Take a joint like the knuckle on your finger, for instance. It is designed to move in one direction – forward and back – and as long as this is all it’s asked to do, it works without complaint. However, imagine if an injury causes one side of the joint to twist very slightly as it bends. The joint cartilage will rub slightly more on side than the other. The ligaments, which help guide the joint along its normal path, become stressed in a direction they are not used to.
These two tissues – joint cartilage and ligaments – are the primary tissues affected by degenerative arthritis. The good news is that our bodies can repair and remodel themselves, to deal with and adapt to the new way of moving.
This repair and remodel process shows up on xray, which is how arthritis is often diagnosed. If we took an xray of our slightly injured finger after a decade or so, we might see a difference in the joint spacing from side to side. That represent the abnormal wearing on the joint cartilage as one side becomes thinner. We might start to see spurs form next to the joint. These spurs can look like hooks next to a joint on xray. They result from calcium laid down in the ligaments to strengthen them. If the body cannot keep up with the changes, the joint will start to become painful, and that is where we would say arthritis begins.
Symptoms of Osteoarthritis
Since the pain is arising from long term malfunction or injury to a joint, there is often chronic or periodic pain in the area in the years leading up to the diagnosis of arthritis. This generally feels like any other type of musculoskeletal pain, aching or soreness with intermittent sharp pain, especially with movement. This type of pain pattern can continue after arthritis becomes evident on x-ray, but there is also an “arthritic” type pain that develops with more advanced degeneration.
Arthritic pain is usually described as a gradual, deep ache that comes on after overexerting a joint with arthritis. The pain increases over a few days, stays for some time, then starts to recede. The joint often feels very stiff, and there is an urge to move it or rub it for relief.
Chiropractic Treatment of Arthritis
Dr French specializes in musculoskeletal pain and injuries, so for degenerative type arthritis, our office is a good place to start. We can help diagnose the pain, to determine whether the pain is from an injury to the joint or is actually from arthritis. Even if you have seen arthritis on an xray, which everyone develops over time, your current pain may not be from that condition.
If we determine that arthritis is causing your pain, nothing can be done to reverse the condition. But, we can do a lot to reduce or eliminate the symptoms. We use Chiropractic adjustments to move nearby joints that are putting more strain on the arthritic joint. At home, arthritis pain responds better to moist heat than ice. In fact, it is one of the few times I prefer to use heat over ice for pain.

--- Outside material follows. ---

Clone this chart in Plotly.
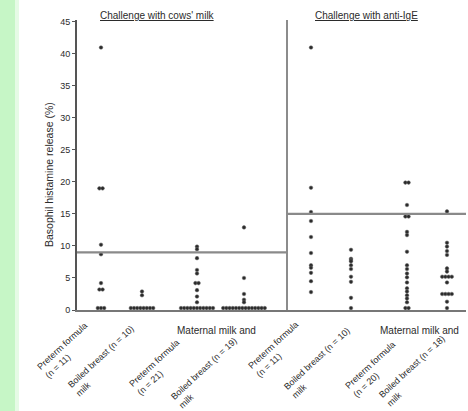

There is debate in the scientific community whether cold weather actually makes arthritis pain worse. Movement is also key to limiting pain. As the joint degenerates, it appears that it loses its ability to lubricate itself. One of the treatments for moderate arthritis in the knee is an injection of lubricating fluid. Light exercise stimulates crucial joint fluid production. I can recommend exercises that can keep the joints loose, and give some ideas on how to avoid flare ups.